The Reserve Bank of Australia (RBA) influences the Australian Dollar (AUD) by setting the level of interest rates that Australian banks can lend to each other. This influences the level of interest rates in the economy as a whole. The main goal of the RBA is to maintain a stable inflation rate of 2-3% by adjusting interest rates up or down. Relatively high interest rates compared to other major central banks support the AUD, and the opposite for relatively low. The RBA can also use quantitative easing and tightening to influence credit conditions, with the former AUD-negative and the latter AUD-positive.

China is Australia’s largest trading partner so the health of the Chinese economy is a major influence on the value of the Australian Dollar (AUD). When the Chinese economy is doing well it purchases more raw materials, goods and services from Australia, lifting demand for the AUD, and pushing up its value. The opposite is the case when the Chinese economy is not growing as fast as expected. Positive or negative surprises in Chinese growth data, therefore, often have a direct impact on the Australian Dollar and its pairs.
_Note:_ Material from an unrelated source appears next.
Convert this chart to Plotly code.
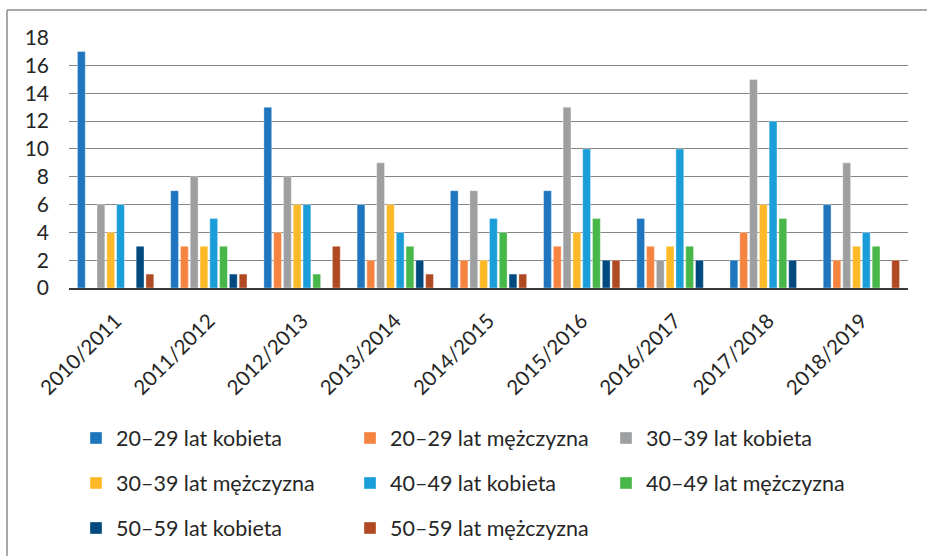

Iron Ore is Australia’s largest export, accounting for $118 billion a year according to data from 2021, with China as its primary destination. The price of Iron Ore, therefore, can be a driver of the Australian Dollar. Generally, if the price of Iron Ore rises, AUD also goes up, as aggregate demand for the currency increases. The opposite is the case if the price of Iron Ore falls. Higher Iron Ore prices also tend to result in a greater likelihood of a positive Trade Balance for Australia, which is also positive of the AUD.

The Trade Balance, which is the difference between what a country earns from its exports versus what it pays for its imports, is another factor that can influence the value of the Australian Dollar. If Australia produces highly sought after exports, then its currency will gain in value purely from the surplus demand created from foreign buyers seeking to purchase its exports versus what it spends to purchase imports. Therefore, a positive net Trade Balance strengthens the AUD, with the opposite effect if the Trade Balance is negative.